▸ **AIM**
Copy each line that contains the string "chart".

[Start of GIVEN MATERIAL]

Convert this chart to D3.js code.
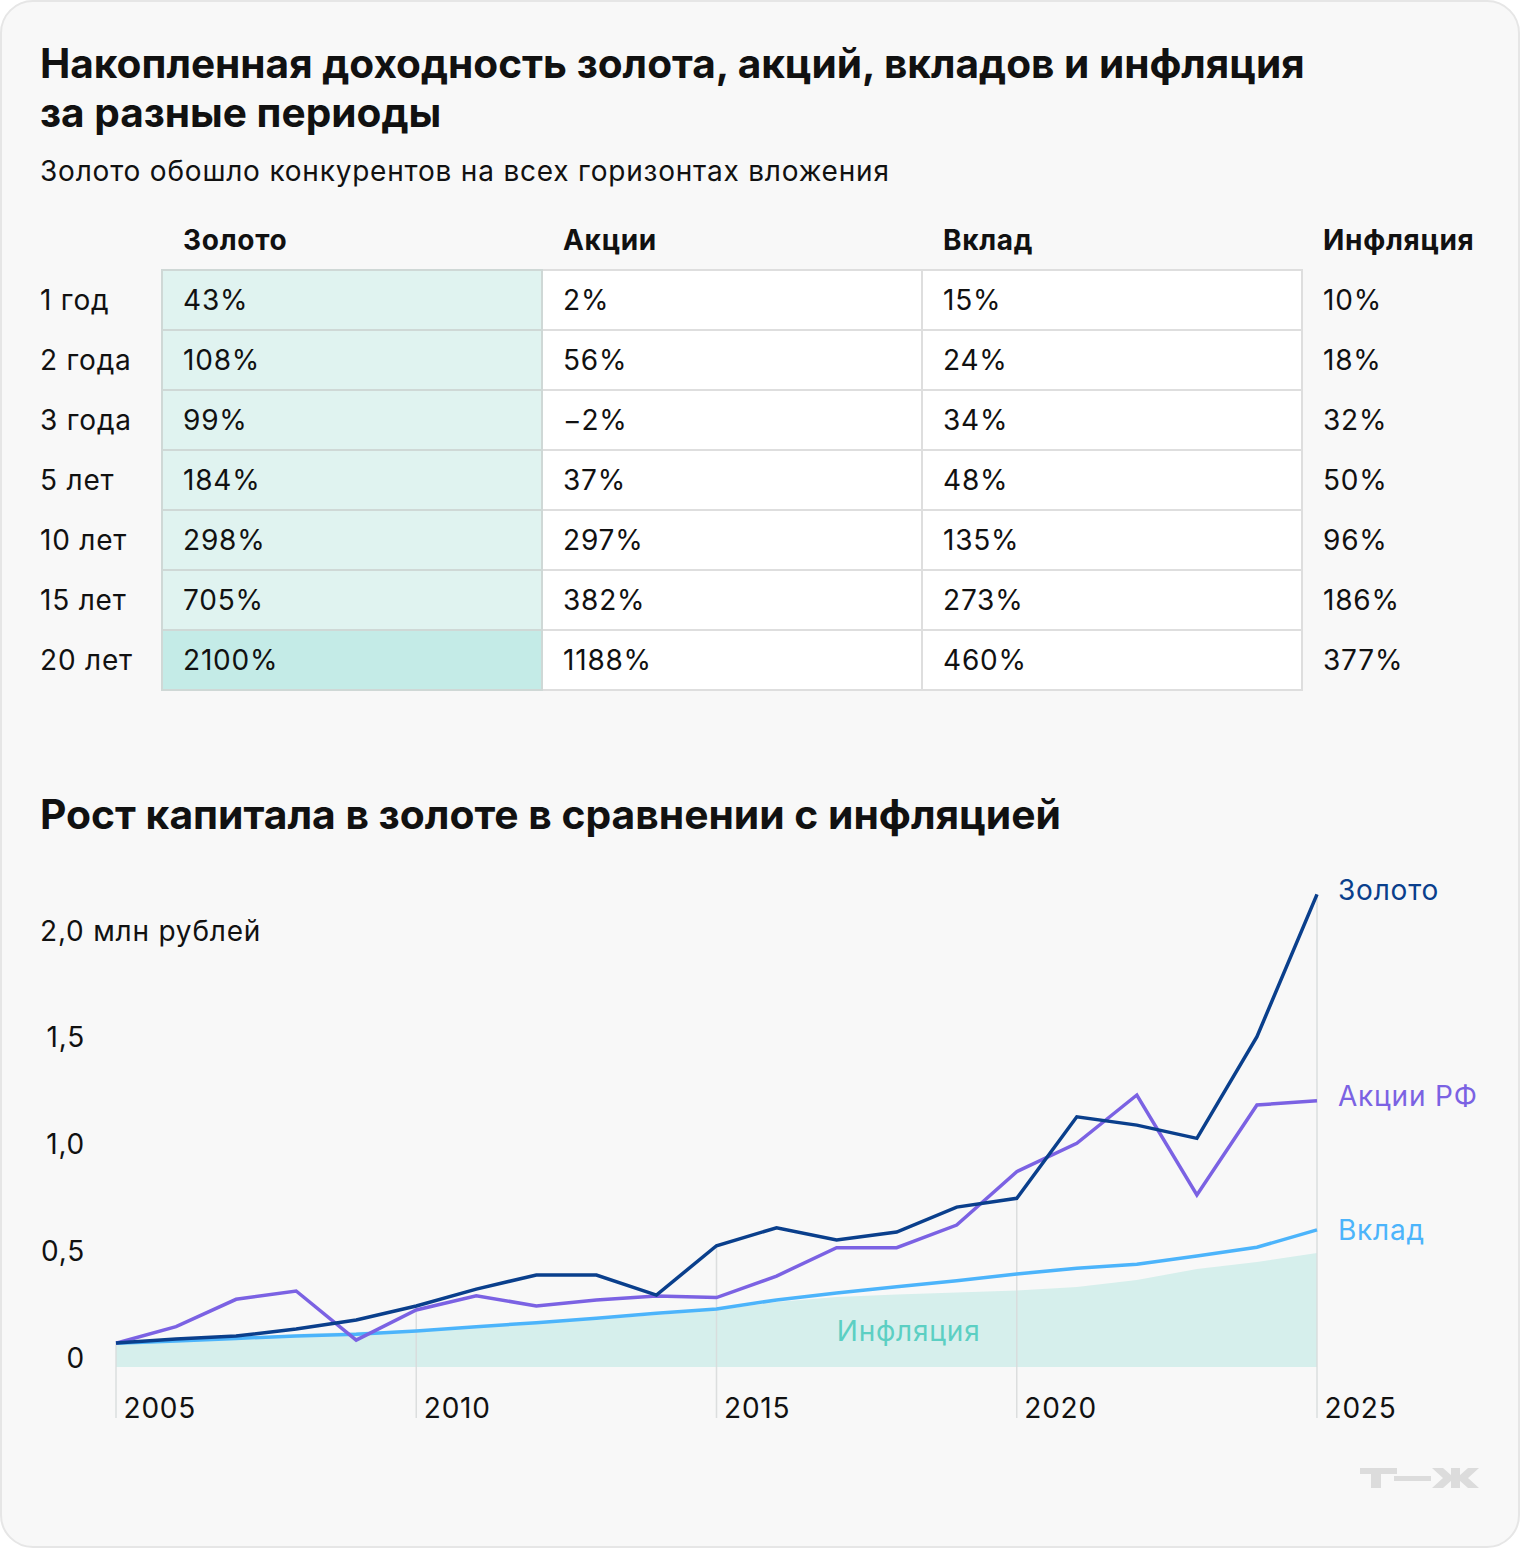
<!DOCTYPE html>
<html lang="ru">
<head>
<meta charset="utf-8">
<script src="https://cdn.jsdelivr.net/npm/d3@7/dist/d3.min.js"></script>
<style>
  html, body { margin: 0; padding: 0; background: #ffffff; }
  svg { display: block; font-family: Inter, Roboto, "Noto Sans", sans-serif; }
</style>
</head>
<body>
<svg id="chart" width="1520" height="1548"></svg>
<script>
// ---------- Table data ----------
const periods = ["1 год", "2 года", "3 года", "5 лет", "10 лет", "15 лет", "20 лет"];
const tableColumns = ["Золото", "Акции", "Вклад", "Инфляция"];
const goldReturns = [43, 108, 99, 184, 298, 705, 2100];
const stockReturns = [2, 56, -2, 37, 297, 382, 1188];
const depositReturns = [15, 24, 34, 48, 135, 273, 460];
const inflationReturns = [10, 18, 32, 50, 96, 186, 377];

// ---------- Line chart data (млн рублей) ----------
const years = [2005, 2006, 2007, 2008, 2009, 2010, 2011, 2012, 2013, 2014, 2015,
               2016, 2017, 2018, 2019, 2020, 2021, 2022, 2023, 2024, 2025];
const goldValues = [0.112, 0.131, 0.145, 0.178, 0.220, 0.286, 0.365, 0.431, 0.431, 0.337, 0.568,
                    0.652, 0.595, 0.632, 0.749, 0.790, 1.172, 1.133, 1.071, 1.547, 2.214];
const stockValues = [0.111, 0.189, 0.317, 0.356, 0.126, 0.267, 0.334, 0.286, 0.314, 0.333, 0.325,
                     0.426, 0.559, 0.559, 0.665, 0.915, 1.048, 1.274, 0.806, 1.227, 1.247];
const depositValues = [0.111, 0.122, 0.134, 0.145, 0.153, 0.169, 0.189, 0.207, 0.228, 0.252, 0.272,
                       0.314, 0.347, 0.376, 0.404, 0.436, 0.462, 0.481, 0.520, 0.561, 0.642];
const inflationValues = [0.111, 0.119, 0.131, 0.155, 0.164, 0.173, 0.187, 0.204, 0.222, 0.244, 0.267,
                         0.304, 0.328, 0.340, 0.349, 0.358, 0.375, 0.407, 0.459, 0.492, 0.534];
const xTickYears = [2005, 2010, 2015, 2020, 2025];
const yTickValues = [0, 0.5, 1, 1.5, 2];
const seriesNames = ["Золото", "Акции РФ", "Вклад", "Инфляция"];

// ---------- Styles ----------
const FONT = "Inter, Roboto, 'Noto Sans', sans-serif";
const FS = 28;       // regular text size
const LS = 0.8;      // letter spacing for regular text
const C = {
  gold: "#0a3f8c",
  stocks: "#7b62e3",
  deposit: "#4cb4fb",
  inflArea: "#d6efec",
  inflText: "#5ccfc3",
  grid: "#d9dcdc",
  text: "#111111",
  goldCell: "#e0f3f0",
  goldCellMax: "#c4ebe7",
  goldCellStroke: "#cfd8d6",
  cellStroke: "#dedede"
};

const svg = d3.select("#chart");

// Card
svg.append("rect")
  .attr("x", 1).attr("y", 1).attr("width", 1518).attr("height", 1546)
  .attr("rx", 32).attr("fill", "#f8f8f8").attr("stroke", "#e6e6e6").attr("stroke-width", 2);

// Titles
const title = svg.append("text").attr("font-weight", 700).attr("font-size", 40.6).attr("fill", C.text);
title.append("tspan").attr("x", 40).attr("y", 78).text("Накопленная доходность золота, акций, вкладов и инфляция");
title.append("tspan").attr("x", 40).attr("y", 127).text("за разные периоды");

svg.append("text").attr("x", 40).attr("y", 181).attr("font-size", FS).attr("letter-spacing", LS)
  .attr("fill", C.text).text("Золото обошло конкурентов на всех горизонтах вложения");

// ---------- Table ----------
const colX = d3.scaleBand().domain(tableColumns).range([162, 1682]).paddingInner(0).paddingOuter(0);
const rowY = d3.scaleBand().domain(periods).range([270, 690]);
const tableData = [goldReturns, stockReturns, depositReturns, inflationReturns];
const fmtPct = v => (v < 0 ? "−" + Math.abs(v) : String(v)) + "%";
const goldMax = d3.max(goldReturns);

// header
svg.append("g").selectAll("text").data(tableColumns).join("text")
  .attr("x", d => colX(d) + 21).attr("y", 250)
  .attr("font-size", 28).attr("letter-spacing", 0.7).attr("font-weight", 700).attr("fill", C.text)
  .text(d => d);

// cells (first three columns have backgrounds)
const cellG = svg.append("g");
tableColumns.slice(0, 3).forEach((col, ci) => {
  cellG.selectAll(null).data(periods).join("rect")
    .attr("x", colX(col)).attr("y", d => rowY(d))
    .attr("width", colX.bandwidth()).attr("height", rowY.bandwidth())
    .attr("fill", (d, i) => ci === 0 ? (tableData[0][i] === goldMax ? C.goldCellMax : C.goldCell) : "#ffffff")
    .attr("stroke", ci === 0 ? C.goldCellStroke : C.cellStroke)
    .attr("stroke-width", 2);
});
cellG.selectAll(null).data(periods).join("rect")
  .attr("x", colX("Золото")).attr("y", d => rowY(d))
  .attr("width", colX.bandwidth()).attr("height", rowY.bandwidth())
  .attr("fill", "none").attr("stroke", C.goldCellStroke).attr("stroke-width", 2);

// row labels
svg.append("g").selectAll("text").data(periods).join("text")
  .attr("x", 40).attr("y", d => rowY(d) + rowY.bandwidth() / 2 + 10)
  .attr("font-size", FS).attr("letter-spacing", LS).attr("fill", C.text).text(d => d);

// values
tableColumns.forEach((col, ci) => {
  svg.append("g").selectAll("text").data(tableData[ci]).join("text")
    .attr("x", colX(col) + 21)
    .attr("y", (d, i) => rowY(periods[i]) + rowY.bandwidth() / 2 + 10)
    .attr("font-size", FS).attr("letter-spacing", LS).attr("fill", C.text)
    .text(d => fmtPct(d));
});

// ---------- Line chart ----------
svg.append("text").attr("x", 40).attr("y", 829).attr("font-weight", 700).attr("font-size", 40.8)
  .attr("fill", C.text).text("Рост капитала в золоте в сравнении с инфляцией");

const x = d3.scaleLinear().domain([2005, 2025]).range([116, 1317]);
const y = d3.scaleLinear().domain([0, 2]).range([1367, 940]);
const baseY = 1418;

// inflation area
const area = d3.area().x((d, i) => x(years[i])).y0(y(0)).y1(d => y(d));
svg.append("path").datum(inflationValues).attr("d", area).attr("fill", C.inflArea);

// vertical grid lines (from gold line down to axis)
svg.append("g").selectAll("line").data(xTickYears).join("line")
  .attr("x1", d => x(d)).attr("x2", d => x(d))
  .attr("y1", d => y(goldValues[years.indexOf(d)]))
  .attr("y2", baseY)
  .attr("stroke", C.grid).attr("stroke-width", 1.5).attr("opacity", 0.9);

// y axis
const yAxis = d3.axisLeft(y).tickValues(yTickValues).tickSize(0).tickPadding(0)
  .tickFormat(d => d === 0 ? "0" : d3.format(".1f")(d).replace(".", ","));
const yG = svg.append("g").attr("transform", "translate(85,0)").call(yAxis);
yG.select(".domain").remove();
yG.selectAll("text").attr("dy", 0).attr("font-size", FS).attr("letter-spacing", LS)
  .attr("fill", C.text).attr("font-family", FONT);
yG.selectAll(".tick").filter(d => d === 2).select("text")
  .attr("text-anchor", "start").attr("x", -45)
  .text(d => d3.format(".1f")(d).replace(".", ",") + " млн рублей");

// x axis
const xAxis = d3.axisBottom(x).tickValues(xTickYears).tickSize(0).tickPadding(0).tickFormat(d3.format("d"));
const xG = svg.append("g").attr("transform", `translate(0,${baseY})`).call(xAxis);
xG.select(".domain").remove();
xG.selectAll("text").attr("y", 0).attr("dy", 0).attr("x", 7).attr("text-anchor", "start")
  .attr("font-size", FS).attr("letter-spacing", LS).attr("fill", C.text).attr("font-family", FONT);

// lines
const line = d3.line().x((d, i) => x(years[i])).y(d => y(d));
[[depositValues, C.deposit], [stockValues, C.stocks], [goldValues, C.gold]].forEach(([vals, col]) => {
  svg.append("path").datum(vals).attr("d", line)
    .attr("fill", "none").attr("stroke", col).attr("stroke-width", 3.5)
    .attr("stroke-linejoin", "miter").attr("stroke-linecap", "butt");
});

// series labels
const last = years.length - 1;
const labels = [
  { name: seriesNames[0], v: goldValues[last], col: C.gold, dy: -4 },
  { name: seriesNames[1], v: stockValues[last], col: C.stocks, dy: -5 },
  { name: seriesNames[2], v: depositValues[last], col: C.deposit, dy: 0 }
];
svg.append("g").selectAll("text").data(labels).join("text")
  .attr("x", x(2025) + 21).attr("y", d => y(d.v) + d.dy).attr("dy", "0.35em")
  .attr("font-size", FS).attr("letter-spacing", LS).attr("fill", d => d.col).text(d => d.name);

svg.append("text").attr("x", x(2018.2)).attr("y", y(0.12)).attr("text-anchor", "middle")
  .attr("font-size", FS).attr("letter-spacing", LS).attr("fill", C.inflText).text(seriesNames[3]);

// ---------- Logo Т—Ж ----------
const logo = svg.append("g").attr("fill", "#dcdcdc");
logo.append("rect").attr("x", 1360).attr("y", 1468).attr("width", 37).attr("height", 6);
logo.append("rect").attr("x", 1371).attr("y", 1468).attr("width", 10).attr("height", 20);
logo.append("rect").attr("x", 1394).attr("y", 1476).attr("width", 37).attr("height", 5);
logo.append("rect").attr("x", 1451).attr("y", 1468).attr("width", 9).attr("height", 20);
logo.append("path").attr("d",
  "M1432,1468 L1443,1468 L1452,1476 L1452,1480 L1443,1488 L1432,1488 L1443,1478 Z " +
  "M1479,1468 L1468,1468 L1459,1476 L1459,1480 L1468,1488 L1479,1488 L1468,1478 Z");
</script>
</body>
</html>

[End of GIVEN MATERIAL]

▸ **RESULT**
Convert this chart to D3.js code.
<svg id="chart" width="1520" height="1548"></svg>
// ---------- Line chart data (млн рублей) ----------
const svg = d3.select("#chart");
// ---------- Line chart ----------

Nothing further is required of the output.